Sandra Bland took cellphone footage of the 2015 traffic stop confrontation with a white Texas police officer, showing her perspective as the trooper drew his stun gun and ordered her out of the car.

The 40 second clip was shared by the Investigative Network, a nonprofit news organization in Texas and aired Monday night on Dallas television station WFAA.

 

“Get out of the car! I will light you up. Get out!” Trooper Brian Encinia is heard ordering.

Bland exited her car while Encinia still had the gun trained on her. He demanded that she put away her phone.

“I’m not on the phone. I have a right to record. This is my property.”

The video ends after Encinia ordered her to put the phone down.  Previously, only a dashcam video showing Encinia trying to pull Bland out of her car was made public. It led to protests, accusations of police brutality and further fueled the Black Lives Matter and Say Her Name movements.
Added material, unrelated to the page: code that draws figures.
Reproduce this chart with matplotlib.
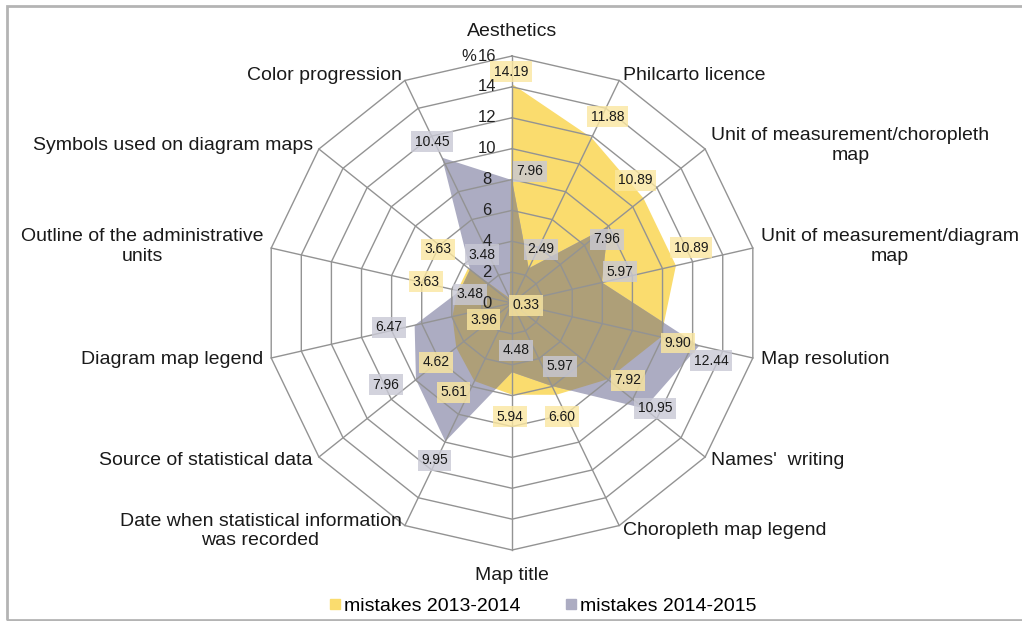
import numpy as np
import matplotlib
matplotlib.use("Agg")
import matplotlib.pyplot as plt
from matplotlib.lines import Line2D
from matplotlib.patches import Rectangle

plt.rcParams['font.family'] = ['Liberation Sans', 'DejaVu Sans']

categories = [
    "Aesthetics", "Philcarto licence", "Unit of measurement/choropleth\nmap",
    "Unit of measurement/diagram\nmap", "Map resolution", "Names'  writing",
    "Choropleth map legend", "Map title",
    "Date when statistical information\nwas recorded", "Source of statistical data",
    "Diagram map legend", "Outline of the administrative\nunits",
    "Symbols used on diagram maps", "Color progression",
]
mistakes_2013 = [14.19, 11.88, 10.89, 10.89, 9.90, 7.92, 6.60, 5.94, 5.61, 4.62, 3.96, 3.63, 3.63, 0.33]
mistakes_2014 = [7.96, 2.49, 7.96, 5.97, 12.44, 10.95, 5.97, 4.48, 9.95, 7.96, 6.47, 3.48, 3.48, 10.45]
series_names = ["mistakes 2013-2014", "mistakes 2014-2015"]
r_ticks = [0, 2, 4, 6, 8, 10, 12, 14, 16]

# label offsets in pixels (x right, y down) from each data point
off_2013 = [(-1, -12), (16, -21), (-8, -18), (15, -18), (17, 6), (20, 1), (6, 22),
            (-2, 22), (-21, 11), (-20, 15), (31, 3), (-31, -9), (-30, -19), (16, 7)]
off_2014 = [(18, -9), (12, -19), (-1, 13), (18, -11), (12, 15), (11, 0), (8, -20),
            (4, -22), (-11, 19), (-30, 5), (-26, 2), (10, 3), (12, -15), (-10, -16)]

yellow = "#fadc6e"
gray = "#acacc2"
olive = "#ae9f78"
grid_c = "#939393"

n = len(categories)
theta = np.arange(n) * 2 * np.pi / n
theta_c = np.append(theta, theta[0])

fig = plt.figure(figsize=(10.22, 6.21), dpi=100)
ax = fig.add_axes([0.2593, 0.1143, 0.4834, 0.7955], projection="polar")
ax.set_theta_zero_location("N")
ax.set_theta_direction(-1)
ax.set_ylim(0, 16)
ax.grid(False)
ax.set_xticks([])
ax.set_yticks([])
ax.spines["polar"].set_visible(False)
ax.patch.set_visible(False)

y13 = np.append(mistakes_2013, mistakes_2013[0])
y14 = np.append(mistakes_2014, mistakes_2014[0])
ax.fill(theta_c, y13, color=yellow, lw=0, zorder=1)
gp = ax.fill(theta_c, y14, color=gray, lw=0, zorder=1.1)[0]
ov = ax.fill(theta_c, y13, color=olive, lw=0, zorder=1.2)[0]
ov.set_clip_path(gp)

# polygon grid
for r in r_ticks[1:]:
    ax.plot(theta_c, [r] * (n + 1), color=grid_c, lw=1, zorder=2, clip_on=False)
for t in theta:
    ax.plot([t, t], [0, 16], color=grid_c, lw=1, zorder=2, clip_on=False)

# radial tick labels
for r in r_ticks:
    ax.annotate(str(r), (0, r), xytext=(-25, 0), textcoords="offset pixels",
                ha="center", va="center", fontsize=12, color="#222222", zorder=6)
ax.annotate("%", (0, 16), xytext=(-43, 0), textcoords="offset pixels",
            ha="center", va="center", fontsize=12, color="#222222", zorder=6)

# category labels
for t, lab in zip(theta, categories):
    s, c = np.sin(t), np.cos(t)
    ha = "left" if s > 0.1 else ("right" if s < -0.1 else "center")
    if abs(s) < 0.1:
        dx, dy = 0, 25 * c
    else:
        dx, dy = 8 * s, 6 * c
    ax.annotate(lab, (t, 16), xytext=(dx, dy), textcoords="offset pixels",
                ha=ha, va="center", fontsize=14, color="#1a1a1a", multialignment="center",
                annotation_clip=False)

# value labels
for vals, offs, bg in [(mistakes_2013, off_2013, "#fbe7a0"), (mistakes_2014, off_2014, "#c9c9d5")]:
    for t, v, (dx, dy) in zip(theta, vals, offs):
        ax.annotate(f"{v:.2f}", (t, v), xytext=(dx, -dy), textcoords="offset pixels",
                    ha="center", va="center", fontsize=10, color="#1a1a1a", zorder=5,
                    bbox=dict(boxstyle="square,pad=0.25", fc=bg, ec="none", alpha=0.8))

handles = [Line2D([], [], ls="none", marker="s", ms=7, color=yellow),
           Line2D([], [], ls="none", marker="s", ms=7, color=gray)]
fig.legend(handles, series_names, loc="center", bbox_to_anchor=(0.53, 0.024), ncol=2,
           frameon=False, fontsize=14, handletextpad=0.05, columnspacing=2.2,
           handlelength=0.8)

fig.patches.append(Rectangle((7 / 1022, 0.002), 1.1, 1 - 7 / 621, transform=fig.transFigure,
                             fill=False, ec="#b4b4b4", lw=2))

fig.savefig("out.png", dpi=100)
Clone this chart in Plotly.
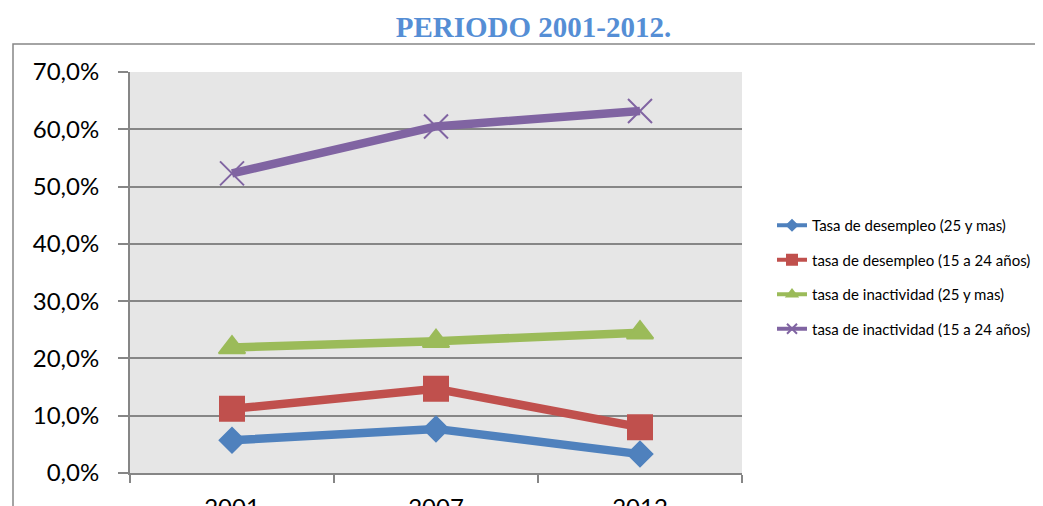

Bland’s family said they had never been made aware of this footage prior and want the investigation into her death reopened. Bland,a 28-year-old African-American from Chicago, was taken into custody in southeast Texas after the traffic stop. She was found hanging in a jail cell three days later in what was officially ruled a suicide.

Cannon Lambert, a lawyer who represents the Bland family, said the video showed that the 28-year-old did not do anything wrong.

“What the video shows is that Encinia had no reason to be in fear of his safety,” Mr. Lambert, who represented the family in a $1.9 million legal settlement, said in a telephone interview with The New York Times. “The video shows that he wasn’t in fear of his safety. You could see that it was a cellphone, He was looking right at it.”

Shante Needham, Bland’s sister, demanded that the case into the circumstances of her arrest and death be reopened.

“Open up the case, period,” Needham told WFFA. “We know they have an extremely, extremely good cover-up system.”

Encinia was fired after being indicted for perjury over the traffic stop. Those charges were dropped after he agreed to never work in law enforcement again. Chip Lewis, Encinia’s attorney, said the newly shown footage did not alter his clients version of accounts. Lewis blamed her “furtive gestures” for posing a risk.  

“From a law enforcement standpoint, it had nothing to do with her being agitated as you may have seen on her recording,” Lewis said.